The "Surface Transportation Reauthorization and Reform Act of 2015" passed unanimously two days after it was introduced by Chairman Bill Shuster (R-Pa); Ranking Member Peter DeFazio (D-Ore.); Highways and Transit Subcommittee Chairman Sam Graves (R-Mo.), and Highways and Transit Subcommittee Ranking Member Eleanor Holmes Norton (D-D.C). It now goes to the House floor for a vote.
The committee's approval comes eight days before the Oct. 29 expiration of the most recent extension of funding legislation, which was signed by President Obama in late July. The Senate in late July passed its version of funding legislation, known as the "DRIVE Act."
"The Committee's overwhelming approval of the...Act today is a positive step forward for our Nation's transportation system and our economy," said Shuster in a statement. "I look forward to House action on the bill and going to conference with the Senate as soon as possible."
The House committee bill creates a $4.5-billion grants program over six years to fund what are considered "nationally significant" freight and highway projects. It also expands the so-called National Highway Freight Network to encompass highway connections to ports and intermodal facilities, and establishes a "national freight strategic plan" to govern goods movement.
The committee bill also would give the nation's railroads a three-year extension from the current Dec. 31, 2015, deadline to install positive train control (PTC), a series of advanced technologies designed to automatically stop or slow a train before accidents occur, eliminating the human-error cause of railroad accidents. The railroad industry has argued that the systems, which are very complex, will cost billions of dollars to install and cannot be fully installed by the end of the year without shutting down large portions of their networks, thus potentially crippling the flow of U.S. commerce. The industry had suggested the three-year extension that was included in the House committee bill.
In a related development, a coalition of 200 businesses, including shippers and carriers, today called on the House to include in its version of the funding bill language to increase the Gross Vehicle Weight of trucks travelling on the National Highway System, which includes the Interstate Highway System, to 91,000 pounds from the current 80,000-pound limit. Gross Vehicle Weight is the total weight of tractor, trailer, and cargo.

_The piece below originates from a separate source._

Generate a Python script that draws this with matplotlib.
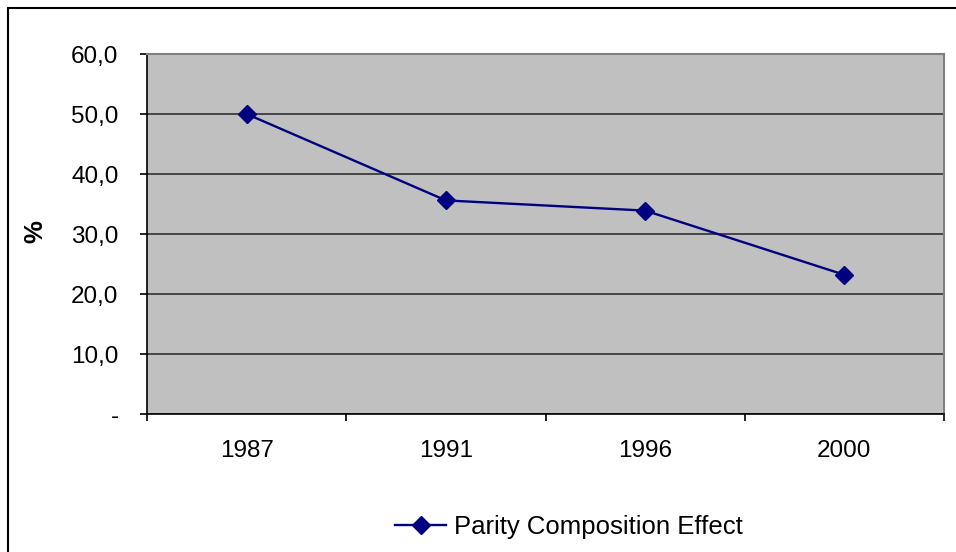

The Coalition for Transportation Productivity (CTP) said in a letter to various members that the language, contained in a separate piece of legislation, would give states the flexibility to "safely confront" highway capacity issues by utilizing six-axle trucks, which it said would increase braking stability at the heavier weights. Critics of the proposal said trucks weighing more than the current limit, which has not been changed since 1982, would cause further damage to an already brittle infrastructure.